Colloquium: Dr. M. Twardowski | Harbor Branch Oceanographic
In-Person PHYS 401
TITLE: Exploring physics-based algorithms for the NASA PACE mission
ABSTRACT: Semi-analytical algorithms (SAAs) for ocean color remote sensing derive in-water inherent optical properties (IOPs) such as absorption and backscattering from remote sensing reflectance. These IOPs can then be used as proxies for many important biogeochemical constituents in the ocean such as phytoplankton biomass, suspended particle mass, and particulate organic carbon. These constituents then are used as inputs into global models to understand processes such as oceanic productivity, global carbon flux, global warming, and climate change.

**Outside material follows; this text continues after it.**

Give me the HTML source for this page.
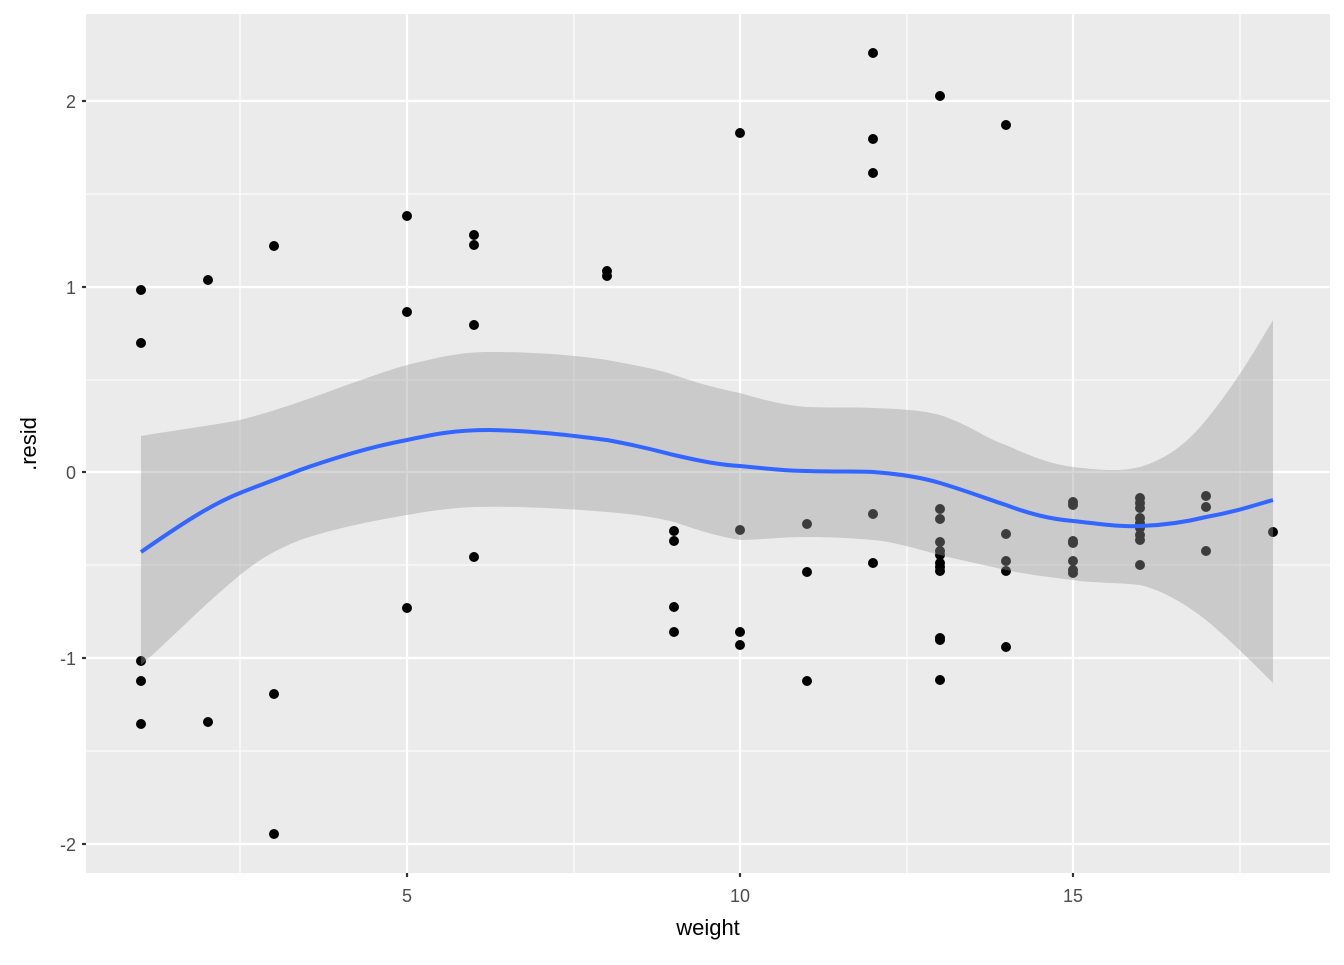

Past global ocean color imagers have been limited to only a few spectral bands. SAAs work by minimizing errors in physics-based spectral reconstruction of reflectance, so the spectral band limitations have constrained performance of SAAs. The NASA PACE mission will have a hyperspectral global ocean color imager for the first time with ~80 wavelengths through the visible domain, providing richer spectra with the potential to increase accuracy for physics-based algorithms.
Our algorithm development work for PACE has revolved around a new physics-based remote sensing relationship we published in 2018 called ZTT. Unlike previous algorithms, the full bidirectional geometry of the problem, i.e., the specific solar zenith and viewing geometry, is integrated in ZTT, which is expected to improve performance. Uncertainties assessed with existing multi-spectra data sets are at least as good as current state-of-the-art algorithms. We are currently preparing to apply ZTT to future in-water hyperspectral data sets and to data from the PACE imager when launched in Jan 2024.